バーゼルの「ウォーキング・チョコツアー」とは

ウォーキングチョコツアーのガイド、ステファニーさん
続いて、旧市街の大聖堂前で待ち合わせをしたのは、「ウォーキングチョコツアー」のガイド、ステファニーさんだ。
彼女が手にしていたのは、バーゼルの伝統菓子「バーゼラー・レッカリー(Basler Läckerli)」。通常はジンジャーブレッドのような生地に砂糖がけされた菓子だが、これはなめらかなチョコレートがコーティングされている。ひと口食べると、まずはスパイスとナッツの香り。そして、しっとりとした生地にはチョコレートのフレーバーが広がる。これは、スイス全土に店がある老舗「バッハマン(Confiserie Bachmann)」のオリジナル。このまちならではのおもてなしに、心がほころぶ。

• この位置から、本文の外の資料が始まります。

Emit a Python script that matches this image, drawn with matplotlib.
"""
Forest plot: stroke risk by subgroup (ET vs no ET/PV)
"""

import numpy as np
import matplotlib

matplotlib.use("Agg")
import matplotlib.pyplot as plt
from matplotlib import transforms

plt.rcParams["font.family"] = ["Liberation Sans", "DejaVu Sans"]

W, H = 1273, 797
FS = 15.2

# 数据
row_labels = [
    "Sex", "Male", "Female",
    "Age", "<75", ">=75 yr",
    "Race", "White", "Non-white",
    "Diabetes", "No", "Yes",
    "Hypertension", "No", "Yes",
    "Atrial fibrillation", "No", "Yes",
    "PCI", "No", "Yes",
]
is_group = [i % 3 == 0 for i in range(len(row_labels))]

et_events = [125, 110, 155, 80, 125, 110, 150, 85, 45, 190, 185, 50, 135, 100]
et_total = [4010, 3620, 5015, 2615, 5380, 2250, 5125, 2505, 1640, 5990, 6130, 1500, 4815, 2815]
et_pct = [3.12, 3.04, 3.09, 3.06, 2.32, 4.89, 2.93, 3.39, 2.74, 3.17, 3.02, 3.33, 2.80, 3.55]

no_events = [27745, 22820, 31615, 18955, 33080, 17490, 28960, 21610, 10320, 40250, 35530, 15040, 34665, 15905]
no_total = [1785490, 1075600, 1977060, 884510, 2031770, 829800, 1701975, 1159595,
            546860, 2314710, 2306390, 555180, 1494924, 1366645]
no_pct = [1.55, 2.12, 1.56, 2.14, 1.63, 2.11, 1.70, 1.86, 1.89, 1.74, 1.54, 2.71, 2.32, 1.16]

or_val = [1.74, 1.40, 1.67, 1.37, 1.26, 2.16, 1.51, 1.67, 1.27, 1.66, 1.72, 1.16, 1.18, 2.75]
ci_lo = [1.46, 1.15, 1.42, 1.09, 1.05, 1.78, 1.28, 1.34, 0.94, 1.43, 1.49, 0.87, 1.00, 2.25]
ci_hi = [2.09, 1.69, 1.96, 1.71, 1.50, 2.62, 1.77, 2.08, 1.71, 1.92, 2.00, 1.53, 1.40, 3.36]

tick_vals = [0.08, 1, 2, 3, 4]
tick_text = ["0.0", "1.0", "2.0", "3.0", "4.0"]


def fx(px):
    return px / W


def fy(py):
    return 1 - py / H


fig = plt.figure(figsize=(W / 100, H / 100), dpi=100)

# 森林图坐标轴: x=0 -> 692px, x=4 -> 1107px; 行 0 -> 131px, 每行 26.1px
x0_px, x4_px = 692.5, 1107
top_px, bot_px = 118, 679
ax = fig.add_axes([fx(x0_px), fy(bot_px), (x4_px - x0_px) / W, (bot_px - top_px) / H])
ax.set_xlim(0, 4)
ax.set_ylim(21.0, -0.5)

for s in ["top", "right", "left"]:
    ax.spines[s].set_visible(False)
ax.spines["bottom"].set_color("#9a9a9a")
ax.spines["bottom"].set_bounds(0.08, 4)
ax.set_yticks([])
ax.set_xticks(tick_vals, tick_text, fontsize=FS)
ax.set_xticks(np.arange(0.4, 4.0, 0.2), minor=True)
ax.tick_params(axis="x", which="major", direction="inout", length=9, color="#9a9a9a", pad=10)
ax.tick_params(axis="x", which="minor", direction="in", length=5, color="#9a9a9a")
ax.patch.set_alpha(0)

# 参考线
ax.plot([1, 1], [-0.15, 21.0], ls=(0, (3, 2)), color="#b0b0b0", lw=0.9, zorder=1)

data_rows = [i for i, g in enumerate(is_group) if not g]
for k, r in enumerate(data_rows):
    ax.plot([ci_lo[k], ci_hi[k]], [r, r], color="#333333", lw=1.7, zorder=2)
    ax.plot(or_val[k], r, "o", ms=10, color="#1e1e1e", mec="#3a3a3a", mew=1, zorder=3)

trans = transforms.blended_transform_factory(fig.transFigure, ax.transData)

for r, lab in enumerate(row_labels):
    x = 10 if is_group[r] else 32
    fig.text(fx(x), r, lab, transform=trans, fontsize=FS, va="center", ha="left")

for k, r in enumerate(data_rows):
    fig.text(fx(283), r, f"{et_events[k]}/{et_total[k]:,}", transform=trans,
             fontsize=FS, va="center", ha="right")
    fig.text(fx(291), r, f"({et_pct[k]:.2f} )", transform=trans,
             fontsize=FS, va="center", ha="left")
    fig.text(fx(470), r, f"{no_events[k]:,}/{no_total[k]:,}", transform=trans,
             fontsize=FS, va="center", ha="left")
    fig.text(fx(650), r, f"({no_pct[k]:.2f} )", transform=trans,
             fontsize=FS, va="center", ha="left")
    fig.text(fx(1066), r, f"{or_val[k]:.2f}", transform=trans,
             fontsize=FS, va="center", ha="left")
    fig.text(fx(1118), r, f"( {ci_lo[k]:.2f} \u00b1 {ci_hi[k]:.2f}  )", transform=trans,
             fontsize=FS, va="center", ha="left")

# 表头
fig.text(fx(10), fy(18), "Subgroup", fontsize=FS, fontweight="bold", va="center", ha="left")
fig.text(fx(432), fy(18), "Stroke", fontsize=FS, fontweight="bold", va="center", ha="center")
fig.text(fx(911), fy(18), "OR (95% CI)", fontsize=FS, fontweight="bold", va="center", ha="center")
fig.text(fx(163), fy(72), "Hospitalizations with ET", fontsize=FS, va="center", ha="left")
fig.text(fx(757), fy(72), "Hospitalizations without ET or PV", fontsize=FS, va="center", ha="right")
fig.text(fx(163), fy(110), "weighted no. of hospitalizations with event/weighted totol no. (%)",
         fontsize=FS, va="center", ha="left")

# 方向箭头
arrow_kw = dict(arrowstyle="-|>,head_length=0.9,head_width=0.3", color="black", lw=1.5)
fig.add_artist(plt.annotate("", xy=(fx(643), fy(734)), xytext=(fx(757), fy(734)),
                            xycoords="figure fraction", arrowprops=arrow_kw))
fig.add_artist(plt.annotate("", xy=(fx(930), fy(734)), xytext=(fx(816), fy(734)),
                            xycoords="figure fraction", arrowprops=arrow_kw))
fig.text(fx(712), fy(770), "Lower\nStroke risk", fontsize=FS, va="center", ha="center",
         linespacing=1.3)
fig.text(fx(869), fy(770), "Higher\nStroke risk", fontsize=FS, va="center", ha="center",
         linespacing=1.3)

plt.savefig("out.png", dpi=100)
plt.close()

まちを流れるライン川を眺めながら、バーゼルの歴史、カカオの主な品種の特徴やビーン・トゥー・バー・チョコレートの説明を聞く。さらにガイドのステファニーさんが持参したカカオ豆と、その実を包んでいる「パルプ」を搾ったカカオジュースを飲んでみた。ライチを思わせる甘酸っぱい味わいで、まさにカカオがフルーツだと実感できた。
ツアー最初の目的地は、チョコレート好き垂涎(すいぜん)のチョコのセレクトショップ「Xocolatl(ショコラトル)」。スイス国内のみならず、世界中のチョコレートが並ぶ専門店だ。

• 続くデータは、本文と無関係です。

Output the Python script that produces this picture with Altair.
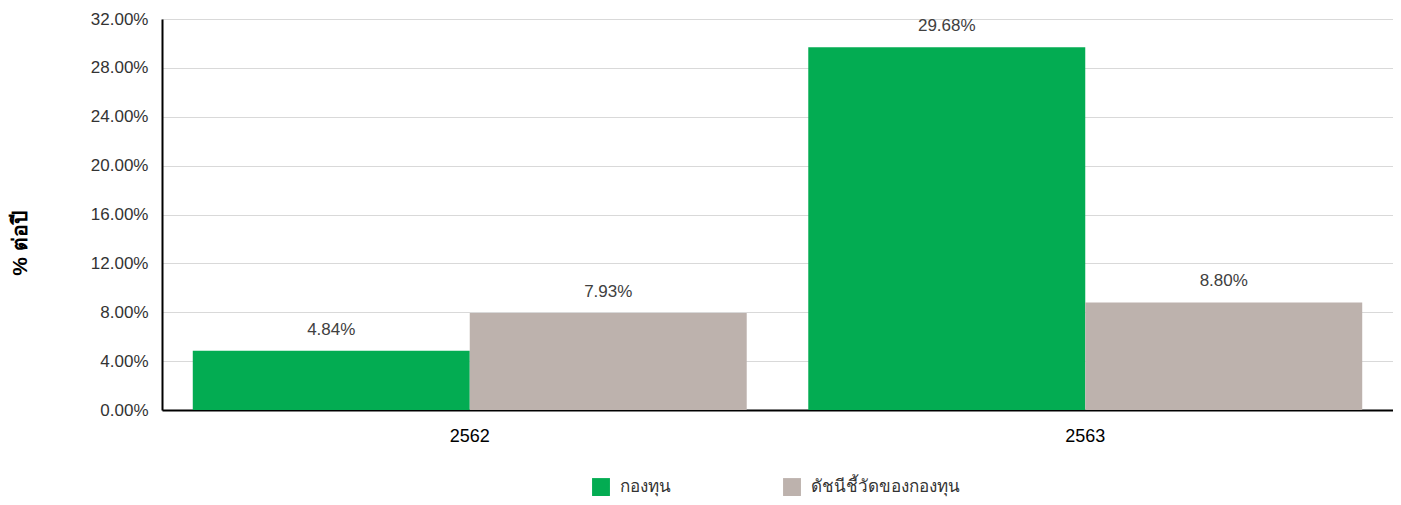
import altair as alt
import pandas as pd

years = ["2562", "2563"]
series = ["กองทุน", "ดัชนีชี้วัดของกองทุน"]
fund_values = [4.84, 29.68]
bench_values = [7.93, 8.80]
colors = ["#03AC52", "#BDB2AD"]

rows = []
for i, y in enumerate(years):
    rows.append({"year": y, "series": series[0], "value": fund_values[i]})
    rows.append({"year": y, "series": series[1], "value": bench_values[i]})
df = pd.DataFrame(rows)
df["label"] = df["value"].map(lambda v: f"{v:.2f}%")

FONT = "Liberation Sans, Arial, Noto Sans, sans-serif"

x = alt.X("year:N", sort=years, title=None,
          scale=alt.Scale(paddingInner=0.1, paddingOuter=0.05),
          axis=alt.Axis(labelAngle=0, ticks=False, labelPadding=17, labelFontSize=18,
                        labelColor="#000", labelFont=FONT, domainColor="#000", domainWidth=2,
                        grid=False))
xo = alt.XOffset("series:N", sort=series)
y = alt.Y("value:Q", title="% ต่อปี",
          scale=alt.Scale(domain=[0, 32], nice=False),
          axis=alt.Axis(values=[0, 4, 8, 12, 16, 20, 24, 28, 32],
                        labelExpr="format(datum.value, '.2f') + '%'",
                        ticks=False, labelPadding=14, labelFontSize=17, labelColor="#333",
                        labelFont=FONT, domainColor="#000", domainWidth=2,
                        gridColor="#d9d9d9", gridWidth=1.2,
                        titleFontSize=21, titleFontWeight="bold", titleColor="#000",
                        titleAngle=-90, titleX=-142, titleY=224, titleAlign="center",
                        titleBaseline="middle"))

bars = alt.Chart(df).mark_bar().encode(
    x=x, xOffset=xo, y=y,
    color=alt.Color("series:N", sort=series,
                    scale=alt.Scale(domain=series, range=colors),
                    legend=alt.Legend(title=None, orient="none", direction="horizontal",
                                      legendX=430, legendY=459, symbolType="square",
                                      symbolSize=320, symbolStrokeWidth=0, padding=0,
                                      labelFontSize=17, labelColor="#333", labelFont=FONT,
                                      columnPadding=112, labelOffset=10))
)

text = alt.Chart(df).mark_text(dy=-21, fontSize=17, color="#404040", font=FONT,
                               baseline="middle").encode(
    x=x, xOffset=xo, y=y, text="label:N"
)

chart = (bars + text).properties(
    width=1231, height=391,
    autosize=alt.AutoSizeParams(type="none"),
    padding={"left": 154, "top": 11, "right": 0, "bottom": 87},
).configure_view(stroke="#999", strokeWidth=1).configure(font=FONT)

chart.save("out.html", embed_options={"renderer": "svg", "actions": False})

ここの一番人気は、原産地別のクーベルチュール(製菓用の高品質で脂肪分の多いチョコレート)のみをつかったホットチョコレート。20種類以上のなかから好みのものを選べる。筆者は、ペルー産カカオ75%のホットチョコレートをセレクト。ひと口飲んだだけで、カカオの香り高さと奥行きあるコクを感じる。ほんのりした酸味があり、かつ、のどごしはまろやか。まるでワインのように、チョコレートのテロワール(原材料が育つ地の風土や環境)を体感できた。
バーゼル最古の老舗で味わう、大人のためのチョコレート

次に訪れたのは、マルクト広場に面した、1870年創業の老舗菓子店「コンフィズリー・ティールーム シーサー(Confiserie Schiesser)」。バーゼル最古のこの菓子店は、1階でお菓子を売り、2階はクラシックなティールームとなっている。
扱う商品はすべて、店内で職人が手づくりした正真正銘のホームメイドスイーツ。チョコレート、クッキー、パン……どれもどこかなつかしく、しかし、いかにも正統派と感じる味わいだ。
スイス伝統の「キルシュシュテンゲリ」(チェリースティックのこと)は、さくらんぼの蒸留酒「キルシュ」をクーベルチュールチョコレートで閉じ込めた逸品。仕上げにダークココアがふりかけられたスティック状のチョコレートで、口の中でキルシュとビターなチョコレートが混ざり合う。大人の味のスイーツだ。スイスでは広く親しまれている定番チョコレートだが、「シーサーのものが一番おいしい」と好事家たちが声をそろえるという。たしかに、とってもおいしい!

歴史あるティールームの窓からマルクト広場の喧騒を眺めつつ楽しむ甘い時間、ぜひ味わってみて。
バーゼルの中心地ある1898年創業の「ベシュレ(Beschle)」も、代々続く家族経営の老舗菓子店で、ていねいに伝統を守り続けている。

モットーは、「菓子職人の技術に宿る芸術性を守り、五感で楽しむ時間を届けること」。店内のショーケースには、宝石のようなトリュフチョコレート、季節のケーキなどの繊細なスイーツ、焼きたてのペストリーやバゲットサンドまでが整然と並ぶ。
オリエンタルなパッケージの4種のチョコレートを試食してみた。とくに心に残ったのが、ゾウのイラストの「ラッシー」。ホワイトチョコをベースに、ヨーグルトとレモンの酸味、ほんのり香るカルダモン。インドのヨーグルトドリンク、ラッシーを思わせる味わいだった。

ツアーの締めくくりは、1935年創業の老舗店「Confiserie Brändli」。口のなかでとろけるトリュフチョコや、月替わりで登場するプラリネ、極上のアーモンドチョコなどを毎日手づくりし、新鮮な状態で届けることにこだわっている、店内に並ぶチョコは常に90種類以上。どれもがショコラティエの技が詰まった“作品”という感じだ。
スイスのチョコ協会「choco suisse」によると、スイスは、一人あたりのチョコ消費量が世界一。年間消費量はなんと10.6kgにのぼるという。板チョコ(50g)に換算すると約212枚分だ。日本は年間約2kgだから、スイスの5分の1ほど。チョコレート大国の旅は、とても甘いひとときだった。